Have you ever experienced Reiki or energy work? Sat Nam Rasayan is similar in concept. A typical session involves two people: a giver and a receiver. The recipient will often lie down on their back with a practitioner seated beside them. The practitioner might gently lay hands on or hold them inches above the body. They then enter a state of meditation, allowing the energy of the Cosmos to flow through.
Unlike Reiki, a Sat Nam Rasayan practitioner does not invoke a specific frequency or energy. They simply open themselves as a vessel for healing energy to come through.
The gatekeeper for this experience is shuniya. Sanskrit for zero, shuniya is the complete surrender into emptiness in which we experience existence as the sum total of itself. We could call this Brahma, Christ Consciousness, or Sat Nam. Shuniya is the foundation from which the Divine can work through us in absolute clarity; if we can make ourselves zero, we make way for the divine to flow through.
Sat Nam Rasayan can be practiced one-on-one with a practitioner and client, in a group setting with a teacher and students that practice on one another, or on oneself in sadhana or daily life.
Sat Nam Rasayan invites us to become aware of all sensations, thoughts, and feelings and to include them in our contemplative experience. As we invite them into our awareness they equalize, and our resistance gradually falls away. Resistance can take the form of distraction, judgment, differentiation of sensations, perception, conditions, boundaries, or perceived limitations.
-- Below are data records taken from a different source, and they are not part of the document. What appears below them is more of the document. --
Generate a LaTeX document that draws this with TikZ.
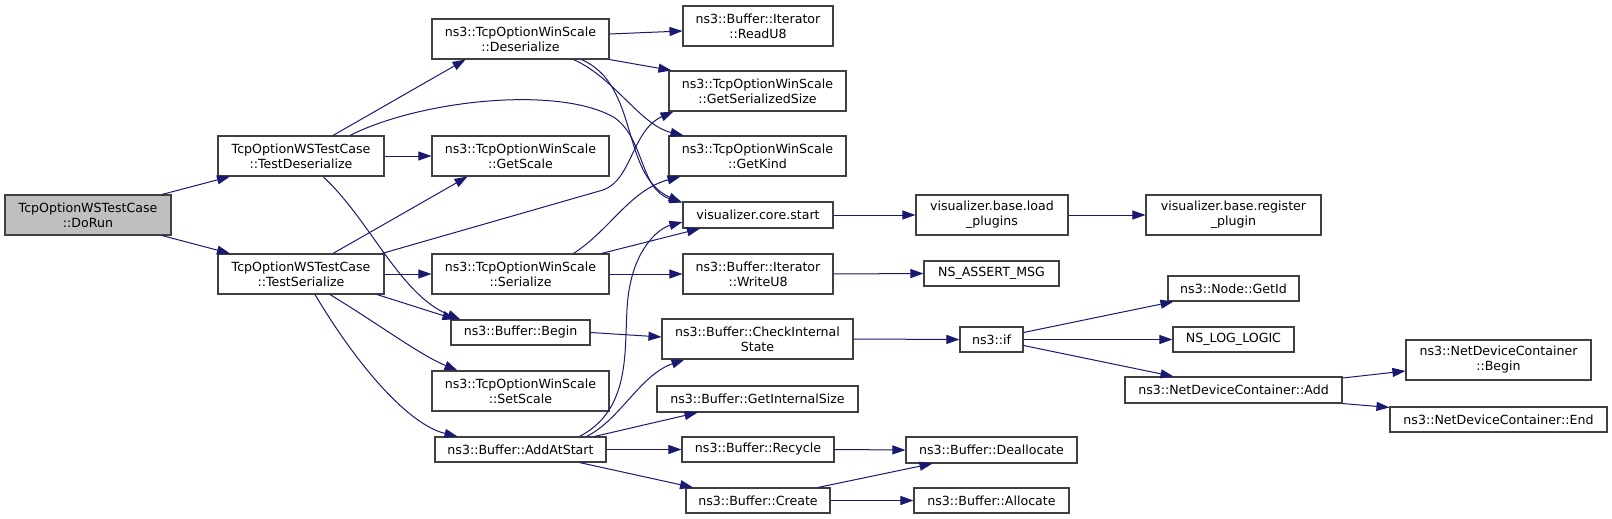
\documentclass[tikz,border=0pt]{standalone}
\usepackage{fontspec}
\setmainfont{DejaVu Sans}
\usetikzlibrary{arrows.meta}
\definecolor{edgecol}{HTML}{191970}
\definecolor{boxcol}{HTML}{404040}
\tikzset{
  box/.style={draw=boxcol, line width=1.1pt, fill=white, inner sep=0pt, align=center,
    font=\fontsize{12.6}{15}\selectfont, text=black},
  root/.style={box, fill=black!25},
  edge/.style={draw=edgecol, line width=1pt, -{Triangle[length=13pt,width=9pt]}},
}
\begin{document}
\begin{tikzpicture}[x=1pt,y=-1pt]
\useasboundingbox[fill=white] (0,0) rectangle (1612,519);
% column 0
\node[root, minimum width=166pt, minimum height=40pt] (dorun) at (88,215) {TcpOptionWSTestCase\\::DoRun};
% column 1
\node[box, minimum width=166pt, minimum height=40pt] (tdes) at (301,156) {TcpOptionWSTestCase\\::TestDeserialize};
\node[box, minimum width=166pt, minimum height=40pt] (tser) at (301,274) {TcpOptionWSTestCase\\::TestSerialize};
% column 2
\node[box, minimum width=177pt, minimum height=40pt] (des) at (520.5,39) {ns3::TcpOptionWinScale\\::Deserialize};
\node[box, minimum width=177pt, minimum height=40pt] (gsc) at (520.5,156) {ns3::TcpOptionWinScale\\::GetScale};
\node[box, minimum width=177pt, minimum height=40pt] (ser) at (520.5,274) {ns3::TcpOptionWinScale\\::Serialize};
\node[box, minimum width=139pt, minimum height=25pt] (beg) at (520.5,332.5) {ns3::Buffer::Begin};
\node[box, minimum width=177pt, minimum height=40pt] (ssc) at (520.5,391) {ns3::TcpOptionWinScale\\::SetScale};
\node[box, minimum width=171pt, minimum height=25pt] (aas) at (520.5,449.5) {ns3::Buffer::AddAtStart};
% column 3
\node[box, minimum width=150pt, minimum height=40pt] (ru8) at (758,26) {ns3::Buffer::Iterator\\::ReadU8};
\node[box, minimum width=177pt, minimum height=40pt] (gss) at (757.5,91) {ns3::TcpOptionWinScale\\::GetSerializedSize};
\node[box, minimum width=177pt, minimum height=40pt] (gk) at (757.5,156) {ns3::TcpOptionWinScale\\::GetKind};
\node[box, minimum width=150pt, minimum height=26pt] (vcs) at (758,215) {visualizer.core.start};
\node[box, minimum width=150pt, minimum height=40pt] (wu8) at (758,274) {ns3::Buffer::Iterator\\::WriteU8};
\node[box, minimum width=191pt, minimum height=40pt] (cis) at (757.5,339) {ns3::Buffer::CheckInternal\\State};
\node[box, minimum width=201pt, minimum height=26pt] (gis) at (757.5,399) {ns3::Buffer::GetInternalSize};
\node[box, minimum width=152pt, minimum height=25pt] (rec) at (758,449.5) {ns3::Buffer::Recycle};
\node[box, minimum width=144pt, minimum height=25pt] (cre) at (758,500.5) {ns3::Buffer::Create};
% column 4
\node[box, minimum width=152pt, minimum height=40pt] (lp) at (992,215) {visualizer.base.load\\\_plugins};
\node[box, minimum width=135pt, minimum height=25pt] (nam) at (991.5,273.5) {NS\_ASSERT\_MSG};
\node[box, minimum width=63pt, minimum height=25pt] (nif) at (991.5,339.5) {ns3::if};
\node[box, minimum width=171pt, minimum height=26pt] (dea) at (991.5,450) {ns3::Buffer::Deallocate};
\node[box, minimum width=155pt, minimum height=25pt] (all) at (991.5,500.5) {ns3::Buffer::Allocate};
% column 5
\node[box, minimum width=175pt, minimum height=40pt] (rp) at (1233.5,215) {visualizer.base.register\\\_plugin};
\node[box, minimum width=131pt, minimum height=25pt] (gid) at (1233.5,288.5) {ns3::Node::GetId};
\node[box, minimum width=121pt, minimum height=25pt] (nll) at (1233.5,339.5) {NS\_LOG\_LOGIC};
\node[box, minimum width=217pt, minimum height=26pt] (nda) at (1233.5,390) {ns3::NetDeviceContainer::Add};
% column 6
\node[box, minimum width=185pt, minimum height=40pt] (ndb) at (1498.5,360) {ns3::NetDeviceContainer\\::Begin};
\node[box, minimum width=217pt, minimum height=25pt] (nde) at (1498.5,419.5) {ns3::NetDeviceContainer::End};

% edges
\draw[edge] ([xshift=74pt]dorun.north) -- ([xshift=-71pt]tdes.south);
\draw[edge] ([xshift=74pt]dorun.south) -- ([xshift=-71pt]tser.north);

\draw[edge] ([xshift=32pt]tdes.north) -- ([xshift=-55pt]des.south);
\draw[edge] ([xshift=49pt]tdes.north) .. controls (420,100) and (560,85) .. (615,118) .. controls (645,140) and (640,190) .. ([yshift=-1pt]vcs.north west);
\draw[edge] (tdes.east) -- (gsc.west);
\draw[edge] ([xshift=22pt]tdes.south) .. controls (370,220) and (400,295) .. ([xshift=-60pt]beg.north);

\draw[edge] ([xshift=32pt]tser.north) -- ([xshift=-53pt]gsc.south);
\draw[edge] ([xshift=81pt]tser.north) -- (603,190) .. controls (632,180) and (632,130) .. ([xshift=-84pt]gss.south);
\draw[edge] (tser.east) -- (ser.west);
\draw[edge] ([xshift=76pt]tser.south) -- ([xshift=-65pt]beg.north);
\draw[edge] ([xshift=29pt]tser.south) .. controls (380,325) and (420,355) .. ([xshift=-63pt]ssc.north);
\draw[edge] ([xshift=14pt]tser.south) .. controls (360,370) and (410,425) .. ([xshift=-63pt]aas.north);

\draw[edge] ([yshift=5pt]des.east) -- ([yshift=-5pt]ru8.west);
\draw[edge] (des.south east) -- ([xshift=3pt]gss.north west);
\draw[edge] ([xshift=53pt]des.south) .. controls (615,78) and (640,125) .. ([xshift=-74pt]gk.north);
\draw[edge] ([xshift=61pt]des.south) .. controls (640,85) and (620,175) .. ([xshift=-1pt,yshift=-1pt]vcs.north west);

\draw[edge] ([xshift=53pt]ser.north) .. controls (610,230) and (630,190) .. ([xshift=-77pt]gk.south);
\draw[edge] ([xshift=81pt]ser.north) -- ([xshift=-58pt]vcs.south);
\draw[edge] (ser.east) -- (wu8.west);

\draw[edge] (beg.east) -- ([yshift=2pt]cis.west);

\draw[edge] ([xshift=59pt]aas.north) .. controls (640,405) and (620,330) .. (630,285) .. controls (638,245) and (660,228) .. ([yshift=-7pt]vcs.west);
\draw[edge] ([xshift=66pt]aas.north) .. controls (620,420) and (640,375) .. ([xshift=-73pt]cis.south);
\draw[edge] ([xshift=74pt]aas.north) -- ([xshift=-60pt]gis.south);
\draw[edge] (aas.east) -- (rec.west);
\draw[edge] ([xshift=59pt]aas.south) -- ([xshift=-65pt]cre.north);

\draw[edge] (vcs.east) -- (lp.west);
\draw[edge] (lp.east) -- (rp.west);
\draw[edge] (wu8.east) -- (nam.west);
\draw[edge] (cis.east) -- (nif.west);
\draw[edge] ([yshift=7pt]nif.east) -- ([xshift=-60pt]gid.south);
\draw[edge] (nif.east) -- (nll.west);
\draw[edge] ([yshift=-6pt]nif.east) -- ([xshift=-60pt]nda.north);
\draw[edge] ([yshift=12pt]nda.east) -- ([yshift=-11pt]ndb.west);
\draw[edge] (nda.south east) -- ([yshift=-1pt]nde.north west);
\draw[edge] (rec.east) -- (dea.west);
\draw[edge] ([xshift=60pt]cre.north) -- ([xshift=-59pt]dea.south);
\draw[edge] (cre.east) -- (all.west);
\end{tikzpicture}
\end{document}
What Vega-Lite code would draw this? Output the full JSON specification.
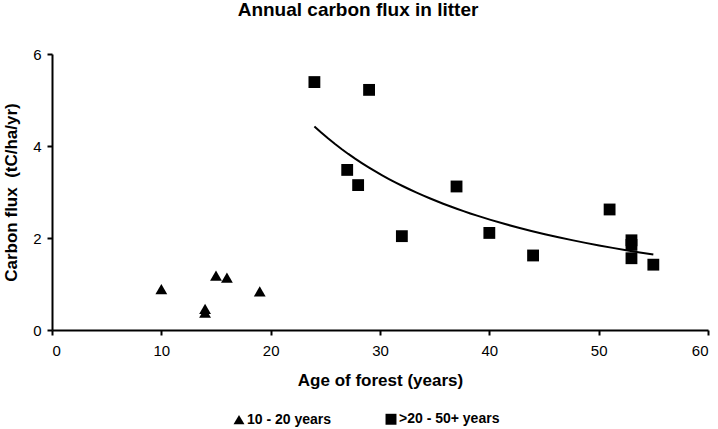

The relief that comes with their release facilitates the emptying into shuniya.
From the place of shuniya, the practitioner of Sat Nam Rasayan enters into a relationship with the healing event. While the practitioner may ask questions about the needs or condition of the recipient, they are not “doing” anything other than stilling the mind to allow the divine to flow through. Because of the subtle nature of this relationship between healer and client, healing does not require physical proximity and can be done remotely.